March To Do List

Category: To Do Lists

March To Do List

Head out to purchase your seeds, packaged  root vegetables, fruit canes, fruit trees and summer flowering bulbs while the  selection is still great.

Add a pop of colour to your containers or  flowerbeds with potted spring bulbs, winter heather, wallflowers, primulas and  pansies.

Take a look at your house from the curb or  from your deck and try to visualize where you would like to see some plant  variety or garden décor. We are happy to help you re-design small garden beds  and spruce up decks and entrances. If you require a more thorough design plan,  please see our landscaper link for a list of potential landscapers in your  area.

Pieris japonica (Lily-of-the-Valley Bush)  and Camellias are making a glorious show right now. These make lovely additions  to any garden and we have a large selection to choose from.

The red trunks of the Coral Bark Maples are  bright hits throughout the nursery right now and are fantastic trees for larger  containers.

Aerate, topdress and overseed your lawn if  necessary. If moss is an issue, apply Terralink liquid moss control and follow  up with an application of Dolopril lime one week later.

Clean up garden debris and branches, cut  back any herbaceous perennials that still have last year’s growth.

Apply slug bait to susceptible plants.

Plant roses, remember they like good drainage with plenty of compost added  into the soil.

It is a good time to plant trees, shrubs  and perennials .

Fertilize existing evergreen hedges.

Plant a culinary herb planter using herbs  like rosemary, thyme, sage, oregano, chives, mint and marjoram. Wait until  later in May to plant out tender annual herbs like cilantro and even later,  early June, to plant out basil.

Plant garlic.

When the forsythia is blooming is a good  indication it is time to plant out peas, broad beans, radish, onion sets,  potatoes, asparagus, horseradish etc. these and many others can be planted  earlier including lettuce, spinach and kale if planted with the aid of a row  cover, cold frame or similar temporary structure.
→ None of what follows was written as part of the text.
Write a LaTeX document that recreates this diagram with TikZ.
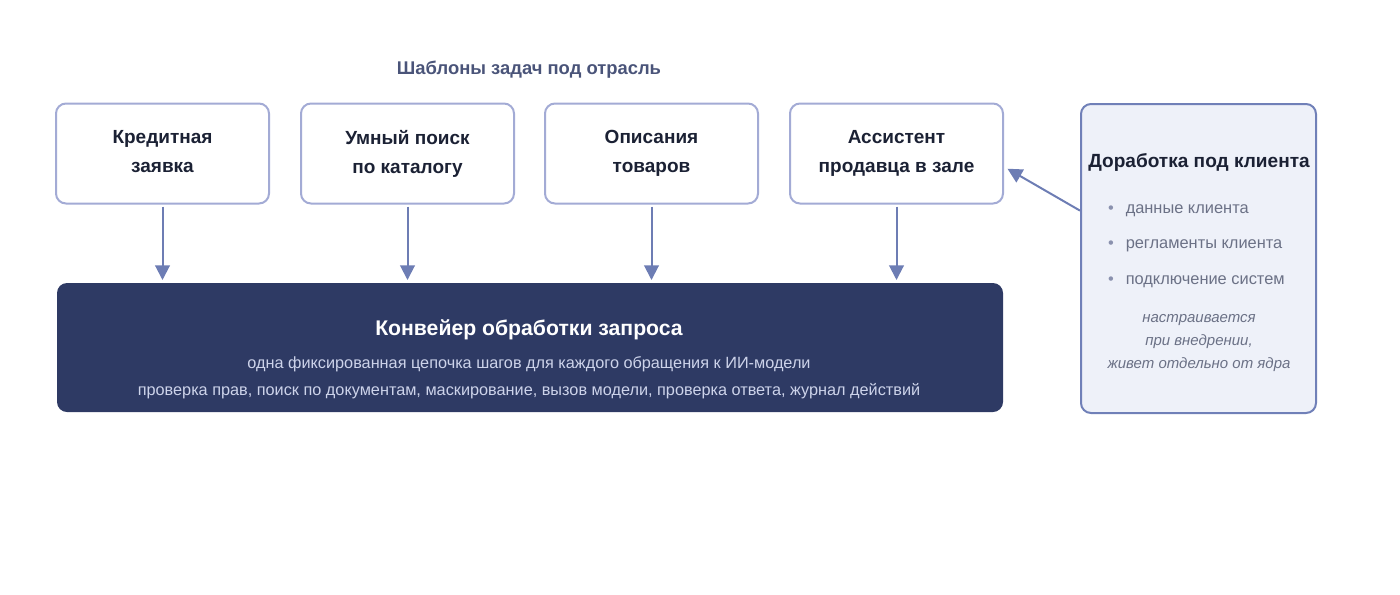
\documentclass[tikz,border=0pt]{standalone}
\usepackage{fontspec}
\setmainfont{Liberation Sans}
\usetikzlibrary{arrows.meta}

\definecolor{boxline}{HTML}{A3ABD5}
\definecolor{arrowc}{HTML}{6D7DB4}
\definecolor{pipefill}{HTML}{2E3A64}
\definecolor{pipesub}{HTML}{CDD3EA}
\definecolor{headc}{HTML}{4A5479}
\definecolor{textc}{HTML}{1B2134}
\definecolor{clientfill}{HTML}{EEF1F9}
\definecolor{clientline}{HTML}{7080B8}
\definecolor{greyc}{HTML}{6B7186}
\definecolor{dotc}{HTML}{8A91AE}

\begin{document}
\begin{tikzpicture}[->, >={Triangle[length=11pt,width=11pt]}, x=0.75pt, y=-0.75pt, line width=1.5pt]
				\tikzstyle{task}=[rectangle, rounded corners=7.5pt, draw=boxline, fill=white, minimum width=159.75pt, minimum height=75pt, align=center, text=textc, font=\fontsize{14.25}{21.9}\selectfont\bfseries, execute at begin node={\vphantom{Й}}, execute at end node={\vphantom{р}}]
				\tikzstyle{pipe}=[rectangle, rounded corners=7.5pt, fill=pipefill, minimum width=709.5pt, minimum height=96.75pt]
				\tikzstyle{client}=[rectangle, rounded corners=7.5pt, draw=clientline, fill=clientfill, minimum width=176.25pt, minimum height=231.75pt]
				\tikzstyle{flow}=[arrowc, shorten <=1.5pt, shorten >=1.5pt]
				\tikzstyle{item}=[anchor=base west, inner sep=0pt, text=greyc, font=\fontsize{12.3}{14}\selectfont]
				\tikzstyle{pipetext}=[anchor=base, text=pipesub, font=\fontsize{12.2}{15}\selectfont]

				\useasboundingbox (0,0) rectangle (1400,594);

				\node[anchor=base, text=headc, font=\fontsize{13.8}{16}\selectfont\bfseries] at (529,74) (H) {Шаблоны задач под отрасль};

				\node[task] at (162.5,153.5) (KR) {Кредитная\\заявка};
				\node[task] at (407.5,153.5) (US) {Умный поиск\\по каталогу};
				\node[task] at (651.5,153.5) (OT) {Описания\\товаров};
				\node[task] at (896.5,153.5) (AS) {Ассистент\\продавца в зале};

				\node[pipe] at (530,347.5) (KV) {};
				\node[anchor=base, text=white, font=\fontsize{15.9}{18}\selectfont\bfseries] at (529,335) (KVt) {Конвейер обработки запроса};
				\node[pipetext] at (529,368) (KVa) {одна фиксированная цепочка шагов для каждого обращения к ИИ-модели};
				\node[pipetext] at (529,395) (KVb) {проверка прав, поиск по документам, маскирование, вызов модели, проверка ответа, журнал действий};

				\node[client] at (1198.5,258.5) (DK) {};
				\node[anchor=base, text=textc, font=\fontsize{14.3}{17}\selectfont\bfseries] at (1199,167) (DKt) {Доработка под клиента};
				\node[item] at (1107,213) (D1) {{\color{dotc}•}\hspace{9pt}данные клиента};
				\node[item] at (1107,248) (D2) {{\color{dotc}•}\hspace{9pt}регламенты клиента};
				\node[item] at (1107,284) (D3) {{\color{dotc}•}\hspace{9pt}подключение систем};
				\node[align=center, text=greyc, font=\fontsize{11.25}{16.9}\selectfont\itshape] at (1199,343) (DKn) {настраивается\\при внедрении,\\живет отдельно от ядра};

				\path
				(KR) edge[flow] (KR |- KV.north)
				(US) edge[flow] (US |- KV.north)
				(OT) edge[flow] (OT |- KV.north)
				(AS) edge[flow] (AS |- KV.north)
				(DK.158) edge[flow, shorten <=0pt, shorten >=3pt] (AS.-7);
		  \end{tikzpicture}
\end{document}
Indoor  houseplants:  Transplant houseplants that require it.  Generally you should not move them up in size to a pot more than 1.5-2” larger  than what they were in. Plants like Christmas Cactus and Clivia actually bloom  best when root bound so it is not advisable to repot these often. If the plant  is too large to re-pot it will benefit from a fresh layer of potting soil to  its surface and regular fertilizing.